## Source excerpt
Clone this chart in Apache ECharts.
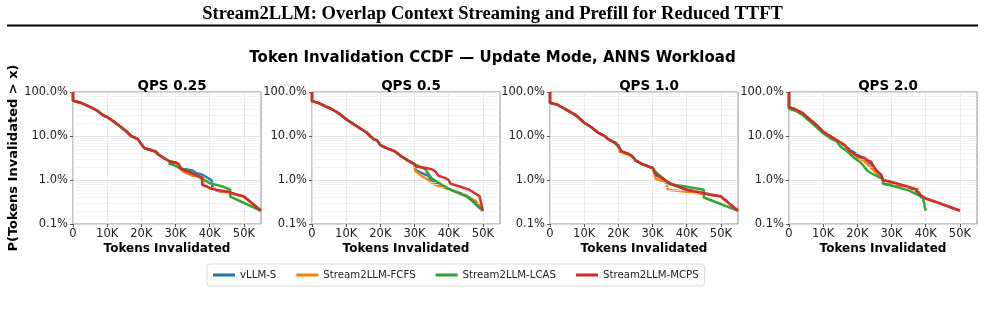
<!DOCTYPE html>
<html>
<head>
<meta charset="utf-8">
<script src="https://cdn.jsdelivr.net/npm/echarts@6/dist/echarts.min.js"></script>
<style>
  html, body { margin: 0; padding: 0; background: #fff; }
  #chart { width: 985px; height: 322px; }
</style>
</head>
<body>
<div id="chart"></div>
<script>
// panel titles and legend names
const panels = ['QPS 0.25', 'QPS 0.5', 'QPS 1.0', 'QPS 2.0'];
const methods = ['vLLM-S', 'Stream2LLM-FCFS', 'Stream2LLM-LCAS', 'Stream2LLM-MCPS'];
const colors = ['#1f77b4', '#ff7f0e', '#2ca02c', '#d62728'];
const xTicks = [0, 10000, 20000, 30000, 40000, 50000];
const yTicks = [0.1, 1, 10, 100];
const minorY = [0.2, 0.3, 0.4, 0.5, 0.6, 0.7, 0.8, 0.9, 2, 3, 4, 5, 6, 7, 8, 9, 20, 30, 40, 50, 60, 70, 80, 90];

// [tokens invalidated, P(>x) in %]
// QPS 0.25
const q025_head = [[0,100],[0,63],[2000,58],[5000,46],[7000,38],[9000,29],[10000,27],[12000,21],[14000,16],[16000,12],[17000,10],[19000,8.5],[20000,6.5],[21000,5.2],[22000,5.0],[24000,4.5],[25000,3.8],[27000,3.0],[28500,2.6],[30000,2.5]];
const q025_vllm = q025_head.concat([[31000,2.1],[32000,1.8],[35000,1.65],[36000,1.45],[38000,1.3],[40000,1.05],[40700,0.95],[40700,0.7],[42000,0.58],[46000,0.5],[50000,0.42],[55000,0.2]]);
const q025_fcfs = q025_head.concat([[31000,2.0],[32000,1.6],[33500,1.4],[35000,1.25],[37000,1.2],[38000,1.15],[38200,0.8],[40000,0.65],[42000,0.58],[46000,0.5],[50000,0.42],[55000,0.2]]);
const q025_lcas = q025_head.concat([[28000,2.4],[30000,2.1],[31000,1.9],[33000,1.7],[35000,1.4],[38000,1.05],[40000,0.85],[44000,0.7],[46000,0.6],[46000,0.42],[55000,0.2]]);
const q025_mcps = q025_head.concat([[31000,2.3],[31500,1.8],[33000,1.6],[35000,1.4],[37000,1.2],[37700,1.15],[37800,0.78],[40000,0.66],[42000,0.6],[45000,0.55],[50000,0.42],[55000,0.2]]);

// QPS 0.5
const q05_head = [[0,100],[0,62],[2000,56],[4000,47],[6000,40],[8000,32],[10000,24],[12000,19],[14000,15],[16000,12],[17000,10],[18000,8.5],[19000,8],[20000,6.2],[22000,5.2],[24000,4.6],[26000,3.5],[28000,2.8],[30000,2.3]];
const q05_vllm = q05_head.concat([[30200,1.7],[32000,1.45],[34000,1.25],[35000,0.95],[37000,0.8],[40000,0.62],[45000,0.45],[50000,0.2]]);
const q05_fcfs = q05_head.concat([[30200,1.6],[32000,1.25],[34000,1.0],[36000,0.78],[40000,0.62],[45000,0.44],[48000,0.33],[50000,0.2]]);
const q05_lcas = q05_head.concat([[30000,2.1],[33000,1.8],[35000,1.1],[38000,0.78],[40000,0.63],[46000,0.4],[50000,0.2]]);
const q05_mcps = q05_head.concat([[30500,2.0],[33000,1.9],[35000,1.75],[36000,1.6],[37000,1.25],[39000,1.1],[40000,1.0],[40500,0.82],[43000,0.72],[46000,0.6],[49000,0.43],[50000,0.2]]);

// QPS 1.0
const q10_head = [[0,100],[0,57],[2000,52],[4000,43],[6000,35],[8000,28],[10000,20],[12000,16],[14000,12],[16000,10],[17000,8.5],[19000,7],[20000,5.8],[21000,4.4],[23000,3.9],[24000,3.5],[25000,2.8],[27000,2.3],[29000,2.0],[30000,1.9]];
const q10_vllm = q10_head.slice(0, 11).concat([[17000,8.5],[19000,7.2],[20000,6.2],[20500,4.6],[23000,3.9],[24000,3.5],[25000,2.8],[27000,2.3],[29000,2.0],[30000,1.9],[31000,1.3],[33000,1.1],[34000,0.95],[36000,0.78],[40000,0.6],[45000,0.5],[50000,0.42],[55000,0.2]]);
const q10_fcfs = q10_head.slice(0, 13).concat([[20500,4.2],[23000,3.8],[24000,3.4],[25000,2.8],[27000,2.3],[29000,2.0],[30000,1.9],[31000,1.05],[33000,0.95],[34000,0.85],[34500,0.6],[40000,0.54],[45000,0.48],[50000,0.42],[55000,0.2]]);
const q10_lcas = q10_head.concat([[31000,1.5],[33000,1.1],[35000,0.8],[40000,0.7],[45000,0.6],[45000,0.4],[55000,0.2]]);
const q10_mcps = q10_head.concat([[31000,1.3],[32000,1.2],[34000,0.95],[36000,0.78],[40000,0.6],[45000,0.5],[50000,0.42],[55000,0.2]]);

// QPS 2.0
const q20_vllm = [[0,100],[0,45],[2000,40],[4000,33],[6000,24],[8000,18],[10000,12.5],[12000,10],[14000,8],[16000,6.2],[18000,4.8],[20000,3.8],[22000,3.0],[24000,2.3],[25000,1.8],[27000,1.3],[27500,0.95],[30000,0.88],[35000,0.68],[37000,0.58],[38500,0.43],[40000,0.38],[45000,0.28],[50000,0.2]];
const q20_fcfs = [[0,100],[0,45],[2000,40],[4000,33],[6000,24],[8000,18],[10000,12.5],[12000,10],[14000,8],[16000,6.4],[18000,4.2],[20000,3.3],[22000,2.7],[24000,1.9],[25000,1.6],[27500,1.05],[27500,0.9],[35000,0.68],[37500,0.65],[38500,0.45],[40000,0.38],[45000,0.28],[50000,0.2]];
const q20_lcas = [[0,100],[0,42],[2000,37],[4000,30],[6000,22],[8000,16],[10000,11.5],[12000,9],[14000,7.5],[15000,5.8],[17000,4.5],[19000,3.2],[21000,2.5],[22000,2.0],[23000,1.6],[25000,1.3],[27500,1.05],[27500,0.82],[30000,0.75],[35000,0.58],[38000,0.45],[39200,0.38],[40000,0.2]];
const q20_mcps = [[0,100],[0,45],[2000,40],[4000,33],[6000,24],[8000,18],[10000,12.5],[12000,10],[14000,8],[16000,6.5],[18000,4.5],[20000,3.5],[22000,3.2],[23000,2.8],[24000,2.6],[25000,1.9],[26000,1.5],[27000,1.3],[27500,1.0],[30000,0.9],[35000,0.7],[37000,0.62],[38500,0.45],[40000,0.38],[45000,0.28],[50000,0.2]];

const panelData = [
  [q025_vllm, q025_fcfs, q025_lcas, q025_mcps],
  [q05_vllm, q05_fcfs, q05_lcas, q05_mcps],
  [q10_vllm, q10_fcfs, q10_lcas, q10_mcps],
  [q20_vllm, q20_fcfs, q20_lcas, q20_mcps]
];

const gridLefts = [73, 312, 550, 789];
const gridW = 188, gridTop = 92, gridH = 132;

const chart = echarts.init(document.getElementById('chart'), null, { renderer: 'canvas' });

const grids = [], xAxes = [], yAxes = [], series = [], titles = [];

titles.push({
  text: 'Stream2LLM: Overlap Context Streaming and Prefill for Reduced TTFT',
  left: 'center', top: 0,
  textStyle: { fontFamily: 'Liberation Serif', fontWeight: 'bold', fontSize: 18.5, color: '#000' }
});
titles.push({
  text: 'Token Invalidation CCDF \u2014 Update Mode, ANNS Workload',
  left: 'center', top: 46,
  textStyle: { fontFamily: 'DejaVu Sans', fontWeight: 'bold', fontSize: 15, color: '#000' }
});

panels.forEach(function (name, i) {
  grids.push({ left: gridLefts[i], top: gridTop, width: gridW, height: gridH,
    show: true, borderColor: '#8c8c8c', borderWidth: 1, backgroundColor: 'transparent' });
  titles.push({
    text: name, left: gridLefts[i] + gridW / 2, top: 74, textAlign: 'center',
    textStyle: { fontFamily: 'DejaVu Sans', fontWeight: 'bold', fontSize: 13.5, color: '#000' }
  });
  xAxes.push({
    type: 'value', gridIndex: i, min: 0, max: 55000, interval: 10000,
    name: 'Tokens Invalidated', nameLocation: 'middle', nameGap: 19,
    nameTextStyle: { fontFamily: 'DejaVu Sans', fontWeight: 'bold', fontSize: 12, color: '#000' },
    axisLine: { show: false },
    axisTick: { show: true, length: 3, lineStyle: { color: '#555' },
      customValues: xTicks },
    axisLabel: { fontFamily: 'DejaVu Sans', fontSize: 11.5, color: '#222', margin: 4,
      customValues: xTicks,
      formatter: function (v) { return v === 0 ? '0' : (v / 1000) + 'K'; } },
    splitLine: { show: true, lineStyle: { color: '#e3e3e3', width: 0.8 } }
  });
  yAxes.push({
    type: 'log', logBase: 10, gridIndex: i, min: 0.1, max: 100,
    name: i === 0 ? 'P(Tokens Invalidated > x)' : '',
    nameLocation: 'middle', nameGap: 53,
    nameTextStyle: { fontFamily: 'DejaVu Sans', fontWeight: 'bold', fontSize: 13, color: '#000' },
    axisLine: { show: false },
    axisTick: { show: true, length: 3, lineStyle: { color: '#555' } },
    axisLabel: { fontFamily: 'DejaVu Sans', fontSize: 11.5, color: '#222', margin: 5,
      formatter: function (v) { return v.toFixed(1) + '%'; } },
    splitLine: { show: true, lineStyle: { color: '#dedede', width: 0.8 } }
  });
  // minor log grid lines
  series.push({
    type: 'line', xAxisIndex: i, yAxisIndex: i, data: [], silent: true, z: 1,
    markLine: {
      silent: true, symbol: ['none', 'none'], animation: false,
      label: { show: false },
      lineStyle: { color: '#efefef', width: 0.7, type: 'solid' },
      data: minorY.map(function (v) { return { yAxis: v }; })
    }
  });
  panelData[i].forEach(function (d, k) {
    series.push({
      name: methods[k], type: 'line', xAxisIndex: i, yAxisIndex: i,
      data: d, symbol: 'none', showSymbol: false, z: 3 + k,
      lineStyle: { width: 2.5, color: colors[k], opacity: 0.95 },
      itemStyle: { color: colors[k] },
      animation: false
    });
  });
});

chart.setOption({
  backgroundColor: '#fff',
  animation: false,
  title: titles,
  legend: {
    data: methods, left: 207, top: 264, icon: 'rect',
    itemWidth: 22, itemHeight: 3, itemGap: 20,
    padding: [6, 6], borderColor: '#d9d9d9', borderWidth: 1, borderRadius: 3,
    textStyle: { fontFamily: 'DejaVu Sans', fontSize: 10.2, color: '#222' }
  },
  grid: grids,
  xAxis: xAxes,
  yAxis: yAxes,
  series: series,
  graphic: [{
    type: 'line', silent: true,
    shape: { x1: 7, y1: 25.5, x2: 978, y2: 25.5 },
    style: { stroke: '#000', lineWidth: 2 }
  }]
});
</script>
</body>
</html>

## Given problem
Please take the lines from the beginning of the data above through the line holding "70, 80, 90];" and transcribe them exactly, without any pictures.

## Exercise answer
Clone this chart in Apache ECharts.
<!DOCTYPE html>
<html>
<head>
<meta charset="utf-8">
<script src="https://cdn.jsdelivr.net/npm/echarts@6/dist/echarts.min.js"></script>
<style>
  html, body { margin: 0; padding: 0; background: #fff; }
  #chart { width: 985px; height: 322px; }
</style>
</head>
<body>
<div id="chart"></div>
<script>
// panel titles and legend names
const panels = ['QPS 0.25', 'QPS 0.5', 'QPS 1.0', 'QPS 2.0'];
const methods = ['vLLM-S', 'Stream2LLM-FCFS', 'Stream2LLM-LCAS', 'Stream2LLM-MCPS'];
const colors = ['#1f77b4', '#ff7f0e', '#2ca02c', '#d62728'];
const xTicks = [0, 10000, 20000, 30000, 40000, 50000];
const yTicks = [0.1, 1, 10, 100];
const minorY = [0.2, 0.3, 0.4, 0.5, 0.6, 0.7, 0.8, 0.9, 2, 3, 4, 5, 6, 7, 8, 9, 20, 30, 40, 50, 60, 70, 80, 90];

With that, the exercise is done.